# Directions for this task
Transcribe every entry below word for word, but skip the pictures.

# Input
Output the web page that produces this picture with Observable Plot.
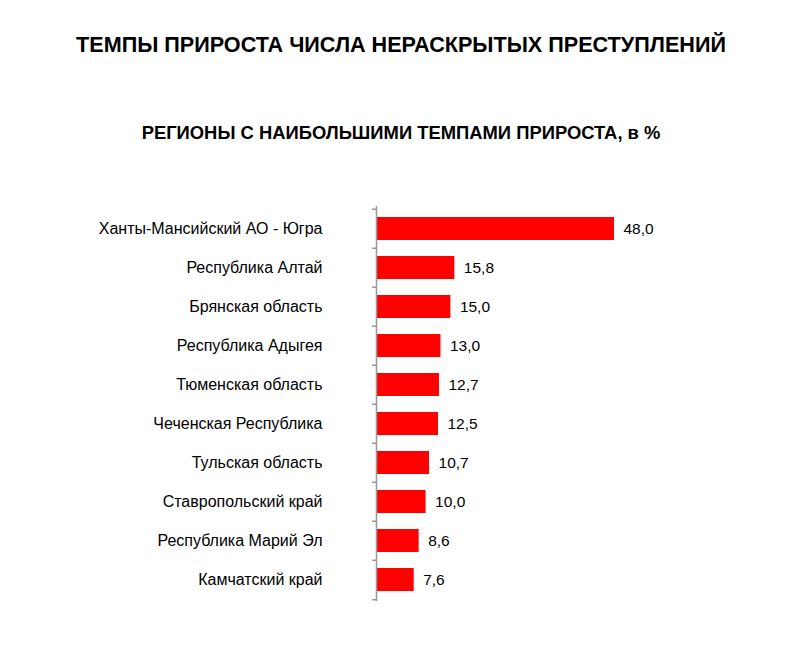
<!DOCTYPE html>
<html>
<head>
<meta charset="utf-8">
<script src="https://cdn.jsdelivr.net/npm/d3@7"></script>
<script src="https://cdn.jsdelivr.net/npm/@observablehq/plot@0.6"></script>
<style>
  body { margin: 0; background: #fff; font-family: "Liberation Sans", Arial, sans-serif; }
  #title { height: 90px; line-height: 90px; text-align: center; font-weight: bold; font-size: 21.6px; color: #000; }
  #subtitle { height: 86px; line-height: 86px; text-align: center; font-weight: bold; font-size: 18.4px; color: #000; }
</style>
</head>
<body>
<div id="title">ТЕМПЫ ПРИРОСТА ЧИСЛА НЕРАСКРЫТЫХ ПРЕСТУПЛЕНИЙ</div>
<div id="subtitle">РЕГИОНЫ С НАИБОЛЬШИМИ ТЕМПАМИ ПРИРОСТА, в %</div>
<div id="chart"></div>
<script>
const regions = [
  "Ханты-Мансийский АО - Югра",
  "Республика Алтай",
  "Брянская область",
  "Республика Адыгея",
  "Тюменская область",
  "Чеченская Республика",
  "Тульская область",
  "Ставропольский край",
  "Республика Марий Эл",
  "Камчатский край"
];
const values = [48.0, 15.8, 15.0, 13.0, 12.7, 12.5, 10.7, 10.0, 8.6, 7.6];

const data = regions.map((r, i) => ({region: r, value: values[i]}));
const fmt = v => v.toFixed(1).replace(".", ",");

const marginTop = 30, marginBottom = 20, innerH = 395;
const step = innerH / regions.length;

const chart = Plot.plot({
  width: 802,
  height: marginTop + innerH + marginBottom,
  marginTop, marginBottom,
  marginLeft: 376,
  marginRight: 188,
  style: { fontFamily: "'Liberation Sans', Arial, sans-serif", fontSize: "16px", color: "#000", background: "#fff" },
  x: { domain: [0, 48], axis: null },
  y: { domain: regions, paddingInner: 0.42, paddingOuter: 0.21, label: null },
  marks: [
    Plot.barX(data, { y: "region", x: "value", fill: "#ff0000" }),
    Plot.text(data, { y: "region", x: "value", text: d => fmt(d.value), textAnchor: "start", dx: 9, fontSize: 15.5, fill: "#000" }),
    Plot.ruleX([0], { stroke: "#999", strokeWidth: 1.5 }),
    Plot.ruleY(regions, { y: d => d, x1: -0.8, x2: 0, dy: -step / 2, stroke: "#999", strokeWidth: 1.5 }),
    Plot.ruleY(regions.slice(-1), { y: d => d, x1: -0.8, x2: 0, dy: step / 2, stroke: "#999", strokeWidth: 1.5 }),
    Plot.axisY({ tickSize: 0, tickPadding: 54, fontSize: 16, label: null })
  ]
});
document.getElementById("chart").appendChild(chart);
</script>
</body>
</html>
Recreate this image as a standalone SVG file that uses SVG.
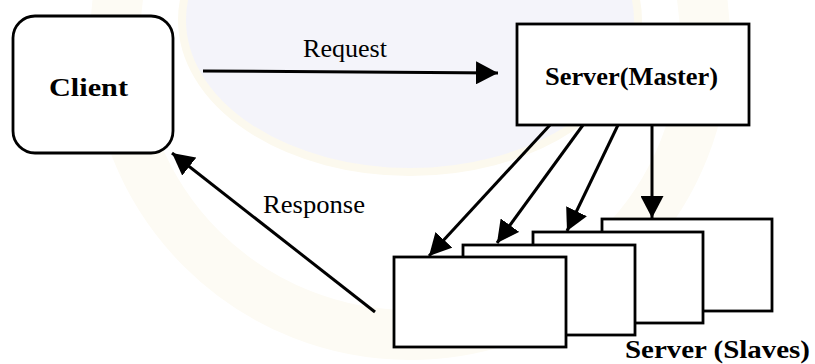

# Expected answer
Output the web page that produces this picture with Observable Plot.
<!DOCTYPE html>
<html>
<head>
<meta charset="utf-8">
<script src="https://cdn.jsdelivr.net/npm/d3@7"></script>
<script src="https://cdn.jsdelivr.net/npm/@observablehq/plot@0.6"></script>
<style>
  body { margin: 0; background: #fff; font-family: "Liberation Sans", Arial, sans-serif; }
  #title { height: 90px; line-height: 90px; text-align: center; font-weight: bold; font-size: 21.6px; color: #000; }
  #subtitle { height: 86px; line-height: 86px; text-align: center; font-weight: bold; font-size: 18.4px; color: #000; }
</style>
</head>
<body>
<div id="title">ТЕМПЫ ПРИРОСТА ЧИСЛА НЕРАСКРЫТЫХ ПРЕСТУПЛЕНИЙ</div>
<div id="subtitle">РЕГИОНЫ С НАИБОЛЬШИМИ ТЕМПАМИ ПРИРОСТА, в %</div>
<div id="chart"></div>
<script>
const regions = [
  "Ханты-Мансийский АО - Югра",
  "Республика Алтай",
  "Брянская область",
  "Республика Адыгея",
  "Тюменская область",
  "Чеченская Республика",
  "Тульская область",
  "Ставропольский край",
  "Республика Марий Эл",
  "Камчатский край"
];
const values = [48.0, 15.8, 15.0, 13.0, 12.7, 12.5, 10.7, 10.0, 8.6, 7.6];

const data = regions.map((r, i) => ({region: r, value: values[i]}));
const fmt = v => v.toFixed(1).replace(".", ",");

const marginTop = 30, marginBottom = 20, innerH = 395;
const step = innerH / regions.length;

const chart = Plot.plot({
  width: 802,
  height: marginTop + innerH + marginBottom,
  marginTop, marginBottom,
  marginLeft: 376,
  marginRight: 188,
  style: { fontFamily: "'Liberation Sans', Arial, sans-serif", fontSize: "16px", color: "#000", background: "#fff" },
  x: { domain: [0, 48], axis: null },
  y: { domain: regions, paddingInner: 0.42, paddingOuter: 0.21, label: null },
  marks: [
    Plot.barX(data, { y: "region", x: "value", fill: "#ff0000" }),
    Plot.text(data, { y: "region", x: "value", text: d => fmt(d.value), textAnchor: "start", dx: 9, fontSize: 15.5, fill: "#000" }),
    Plot.ruleX([0], { stroke: "#999", strokeWidth: 1.5 }),
    Plot.ruleY(regions, { y: d => d, x1: -0.8, x2: 0, dy: -step / 2, stroke: "#999", strokeWidth: 1.5 }),
    Plot.ruleY(regions.slice(-1), { y: d => d, x1: -0.8, x2: 0, dy: step / 2, stroke: "#999", strokeWidth: 1.5 }),
    Plot.axisY({ tickSize: 0, tickPadding: 54, fontSize: 16, label: null })
  ]
});
document.getElementById("chart").appendChild(chart);
</script>
</body>
</html>
Recreate this image as a standalone SVG file that uses SVG.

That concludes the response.